Because of Dad’s business success, I grew up in an affluent Chicago suburb among the well-to-do. But Dad was determined to raise my sisters and me with the same values he’d learned from his blue-collar family in Waterloo, Iowa — values that contrast sharply with dystopian distortions that drive politics today.

Dad rarely spoke harshly of anyone. But every now and then, he’d say of someone in our community, “He knows the price of everything and the value of nothing.” I doubt that he knew he was quoting Oscar Wilde, but those words come to mind often these days as I learn of yet another executive order that will ravage our air, water, wilderness areas, public health, and planetary well-being.

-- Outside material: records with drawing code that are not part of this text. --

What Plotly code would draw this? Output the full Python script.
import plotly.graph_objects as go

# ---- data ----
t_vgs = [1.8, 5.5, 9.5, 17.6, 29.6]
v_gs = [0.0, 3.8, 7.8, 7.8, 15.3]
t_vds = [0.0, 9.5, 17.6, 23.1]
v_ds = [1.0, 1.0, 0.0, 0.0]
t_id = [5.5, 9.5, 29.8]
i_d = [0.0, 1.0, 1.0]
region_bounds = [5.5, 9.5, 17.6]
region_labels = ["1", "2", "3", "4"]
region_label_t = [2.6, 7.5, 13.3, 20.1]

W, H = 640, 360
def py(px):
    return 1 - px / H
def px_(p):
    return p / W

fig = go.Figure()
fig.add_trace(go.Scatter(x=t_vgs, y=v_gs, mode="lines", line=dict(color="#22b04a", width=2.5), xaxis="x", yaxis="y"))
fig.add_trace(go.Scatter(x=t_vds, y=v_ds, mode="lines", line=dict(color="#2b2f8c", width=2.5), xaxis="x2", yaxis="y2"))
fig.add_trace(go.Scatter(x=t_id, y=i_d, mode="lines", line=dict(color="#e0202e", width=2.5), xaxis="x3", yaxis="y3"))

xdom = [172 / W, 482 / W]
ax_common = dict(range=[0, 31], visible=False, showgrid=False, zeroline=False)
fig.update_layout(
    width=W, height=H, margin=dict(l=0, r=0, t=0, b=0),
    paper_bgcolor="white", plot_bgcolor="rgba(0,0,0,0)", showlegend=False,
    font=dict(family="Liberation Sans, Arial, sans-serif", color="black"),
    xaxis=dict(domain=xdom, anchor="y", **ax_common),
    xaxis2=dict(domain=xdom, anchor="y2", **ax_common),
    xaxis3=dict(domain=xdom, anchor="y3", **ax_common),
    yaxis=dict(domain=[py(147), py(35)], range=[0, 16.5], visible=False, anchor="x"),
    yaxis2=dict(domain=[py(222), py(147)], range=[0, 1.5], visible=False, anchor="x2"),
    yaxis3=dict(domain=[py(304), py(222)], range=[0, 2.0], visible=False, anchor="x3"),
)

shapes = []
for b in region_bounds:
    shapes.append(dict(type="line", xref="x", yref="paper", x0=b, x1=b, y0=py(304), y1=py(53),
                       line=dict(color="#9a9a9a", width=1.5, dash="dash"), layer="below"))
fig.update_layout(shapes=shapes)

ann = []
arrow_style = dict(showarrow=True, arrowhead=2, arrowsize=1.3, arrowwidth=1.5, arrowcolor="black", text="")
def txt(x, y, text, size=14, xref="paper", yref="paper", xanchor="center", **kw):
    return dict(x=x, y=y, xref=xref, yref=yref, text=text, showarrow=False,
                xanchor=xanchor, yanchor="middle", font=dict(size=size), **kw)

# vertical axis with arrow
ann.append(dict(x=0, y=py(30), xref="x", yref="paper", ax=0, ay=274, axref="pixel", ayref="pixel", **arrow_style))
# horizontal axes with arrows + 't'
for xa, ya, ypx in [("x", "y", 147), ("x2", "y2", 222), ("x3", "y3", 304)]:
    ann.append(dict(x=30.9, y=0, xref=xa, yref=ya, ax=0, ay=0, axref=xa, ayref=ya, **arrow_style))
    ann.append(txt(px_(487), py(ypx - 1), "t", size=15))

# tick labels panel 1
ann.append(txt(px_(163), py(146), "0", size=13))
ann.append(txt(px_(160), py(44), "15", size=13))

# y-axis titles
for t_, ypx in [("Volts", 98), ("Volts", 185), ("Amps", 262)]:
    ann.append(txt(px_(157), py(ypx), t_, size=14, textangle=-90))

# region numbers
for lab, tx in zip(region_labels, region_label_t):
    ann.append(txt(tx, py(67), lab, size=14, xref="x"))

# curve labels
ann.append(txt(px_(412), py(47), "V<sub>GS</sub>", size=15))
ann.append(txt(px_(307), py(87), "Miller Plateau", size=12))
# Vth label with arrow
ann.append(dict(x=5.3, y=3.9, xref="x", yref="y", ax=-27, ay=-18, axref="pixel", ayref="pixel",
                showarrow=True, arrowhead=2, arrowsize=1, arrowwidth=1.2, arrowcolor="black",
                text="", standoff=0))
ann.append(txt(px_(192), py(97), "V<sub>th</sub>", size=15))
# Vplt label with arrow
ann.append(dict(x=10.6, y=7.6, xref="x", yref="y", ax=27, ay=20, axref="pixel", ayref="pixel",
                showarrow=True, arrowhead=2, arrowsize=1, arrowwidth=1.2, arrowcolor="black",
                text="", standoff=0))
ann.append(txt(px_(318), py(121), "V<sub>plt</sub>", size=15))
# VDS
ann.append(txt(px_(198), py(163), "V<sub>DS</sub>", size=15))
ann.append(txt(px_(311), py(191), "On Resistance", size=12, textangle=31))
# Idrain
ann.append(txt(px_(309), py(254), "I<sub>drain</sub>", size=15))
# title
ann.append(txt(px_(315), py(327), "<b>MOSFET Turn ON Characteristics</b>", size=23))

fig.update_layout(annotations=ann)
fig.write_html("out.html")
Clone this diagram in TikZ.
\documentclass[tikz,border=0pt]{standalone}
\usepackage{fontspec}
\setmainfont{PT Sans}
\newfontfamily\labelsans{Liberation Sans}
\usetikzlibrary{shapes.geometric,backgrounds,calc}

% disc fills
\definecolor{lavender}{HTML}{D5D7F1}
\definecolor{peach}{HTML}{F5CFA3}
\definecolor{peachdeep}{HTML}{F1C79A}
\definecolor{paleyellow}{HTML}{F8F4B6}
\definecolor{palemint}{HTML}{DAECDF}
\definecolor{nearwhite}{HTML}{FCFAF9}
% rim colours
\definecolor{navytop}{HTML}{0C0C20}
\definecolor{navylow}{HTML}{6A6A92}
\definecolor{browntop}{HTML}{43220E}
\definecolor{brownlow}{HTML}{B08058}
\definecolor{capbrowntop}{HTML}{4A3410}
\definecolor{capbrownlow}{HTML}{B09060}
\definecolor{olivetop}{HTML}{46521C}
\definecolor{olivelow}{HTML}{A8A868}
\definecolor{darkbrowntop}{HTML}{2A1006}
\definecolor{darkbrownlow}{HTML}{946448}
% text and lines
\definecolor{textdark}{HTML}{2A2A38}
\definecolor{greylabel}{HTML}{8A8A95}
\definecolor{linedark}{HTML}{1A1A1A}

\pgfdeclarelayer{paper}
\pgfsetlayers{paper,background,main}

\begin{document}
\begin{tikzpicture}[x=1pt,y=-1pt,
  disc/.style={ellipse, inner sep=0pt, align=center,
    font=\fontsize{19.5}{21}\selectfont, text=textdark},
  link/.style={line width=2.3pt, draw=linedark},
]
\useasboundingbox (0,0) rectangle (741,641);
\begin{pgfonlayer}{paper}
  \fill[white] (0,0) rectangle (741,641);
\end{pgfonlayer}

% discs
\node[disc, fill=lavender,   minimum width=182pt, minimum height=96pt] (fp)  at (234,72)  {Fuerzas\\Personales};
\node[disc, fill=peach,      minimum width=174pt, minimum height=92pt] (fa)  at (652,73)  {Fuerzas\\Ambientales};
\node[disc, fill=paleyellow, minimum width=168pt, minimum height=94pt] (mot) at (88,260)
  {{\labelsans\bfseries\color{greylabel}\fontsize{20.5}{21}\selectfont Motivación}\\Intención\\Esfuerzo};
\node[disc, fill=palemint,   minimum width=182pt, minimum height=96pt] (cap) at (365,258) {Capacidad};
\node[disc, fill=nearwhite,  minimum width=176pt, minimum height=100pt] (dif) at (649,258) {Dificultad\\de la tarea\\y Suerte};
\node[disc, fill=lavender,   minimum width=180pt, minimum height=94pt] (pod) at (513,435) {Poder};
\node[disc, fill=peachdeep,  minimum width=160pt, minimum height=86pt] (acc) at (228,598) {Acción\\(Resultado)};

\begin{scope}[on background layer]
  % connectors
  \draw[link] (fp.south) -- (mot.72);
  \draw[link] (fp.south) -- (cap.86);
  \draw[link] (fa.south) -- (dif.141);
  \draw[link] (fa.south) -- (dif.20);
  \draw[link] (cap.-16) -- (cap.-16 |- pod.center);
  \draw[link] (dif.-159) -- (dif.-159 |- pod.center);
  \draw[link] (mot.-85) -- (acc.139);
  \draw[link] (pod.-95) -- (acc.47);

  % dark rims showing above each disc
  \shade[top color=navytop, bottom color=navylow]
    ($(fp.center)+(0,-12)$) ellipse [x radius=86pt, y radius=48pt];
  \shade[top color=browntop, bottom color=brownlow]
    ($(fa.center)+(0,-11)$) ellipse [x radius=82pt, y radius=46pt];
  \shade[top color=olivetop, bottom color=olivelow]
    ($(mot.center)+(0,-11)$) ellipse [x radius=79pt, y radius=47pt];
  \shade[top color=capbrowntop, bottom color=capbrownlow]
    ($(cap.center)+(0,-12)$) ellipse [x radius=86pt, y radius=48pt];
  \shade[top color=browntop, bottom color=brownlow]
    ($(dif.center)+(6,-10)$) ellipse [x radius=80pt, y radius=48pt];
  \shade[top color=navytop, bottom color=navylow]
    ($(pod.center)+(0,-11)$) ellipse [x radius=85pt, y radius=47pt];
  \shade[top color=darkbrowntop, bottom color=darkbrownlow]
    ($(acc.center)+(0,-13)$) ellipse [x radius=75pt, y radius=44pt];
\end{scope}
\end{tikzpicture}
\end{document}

One time we drove by a mansion with a fleet of pricey cars in the driveway. As we kids exclaimed over this spectacle, Dad said,

“I guess you think those people are rich. I’m sorry to say that they’re up to their eyebrows in debt — they can’t even pay what they owe my company. Don’t be fooled by appearances, and never try to put on a show. Not all that glitters is gold.”

Dad wanted to give us X-ray vision to see through the myriad illusions about money that our culture promotes. To this day, I’m astonished by the number of people who believe that owning and flashing bling is a sign of success in business or any other field — or that it qualifies a person to lead a democracy.

When I turned 13, Dad insisted that I get a full-time summer job. While most of my friends were lounging around the pool at the country club — to which we did not belong — I spent several summers caddying for their fathers on the club’s golf course. Later, while my friends were tanning on the Lake Michigan beach, my summers were devoted to cleaning public toilets at the beach house, a job that takes true devotion.

Dad didn’t want me to feel “entitled.” He wanted me to learn how to work, earn and save money, and — most important — to be as generous as he was with people in need. “From those who have been given much, much is expected,” he’d say, a Biblical and poetic way to advocate progressive taxation as well as private philanthropy. He always added that generosity is its own reward, many times over. I now know that he was right about the “return on investment.” What I don’t know is how that reading of the Bible got lost.

Under Dad’s direction, his company instituted an anti-nepotism rule, in part to keep the business free of family interests and needs, and in part to compel me to find my own path. This was a huge gift in a community where many sons never had to figure out what their gifts were and how they might best be expressed. They simply followed their fathers’ footsteps into lives that may have been lucrative but, in many cases, weren’t their own.

Dad also used his company to help people who were on hard times. His logic was simple: this country had given him a chance to pursue his dreams, so he needed to “pay it forward” by passing that gift along to people who’d been less fortunate than he. So sometimes he didn’t hire “the best and the brightest,” but brought on someone who needed a lot of mentoring in order to succeed.

One of those people was a truck driver named Dusty who had grown up in poverty and been used and abused by life. Dusty was sincere in his desire to work, but didn’t yet have what it took to hold a job. Dad suffered through many Dusty screw-ups — traffic tickets, late deliveries, or something of the sort — but never gave up on trying to teach him good work habits.

At dinner one night, I heard yet another story about how Dusty had gotten the company into trouble. I was a know-it-all teenager, so I said, “Why don’t you just fire the guy, Dad? He causes you so much trouble!” My father nailed me with a stare that would have frozen a zombie in his tracks. “But, Park,” he said, “Dusty has a wife and two children. Where else would he get a job?”

It took me years to realize that the “Dusty stories” Dad told at the dinner table were as much about us kids as about Dusty. He told them to help us understand that we are put on earth to help each other.

Happy Father’s Day, Dad! I love you, and I have never stopped drawing on the legacy of personal and political values you left me. Along with a lot of other folks, Republicans and Democrats alike, I’m trying to keep the faith in a country whose current “leaders” know the price of everything and the value of nothing; have deluded a lot of people with fool’s gold and sleight-of-hand; put self, family, and cronies ahead of the common good, and are bereft of the generosity that helps create the Beloved Community.

Once upon a time, long ago and far away, there were citizen-leaders of a different stripe. Someday, I pray, they will make a comeback. In the meantime, I’m grateful beyond words to have been raised by one of the best.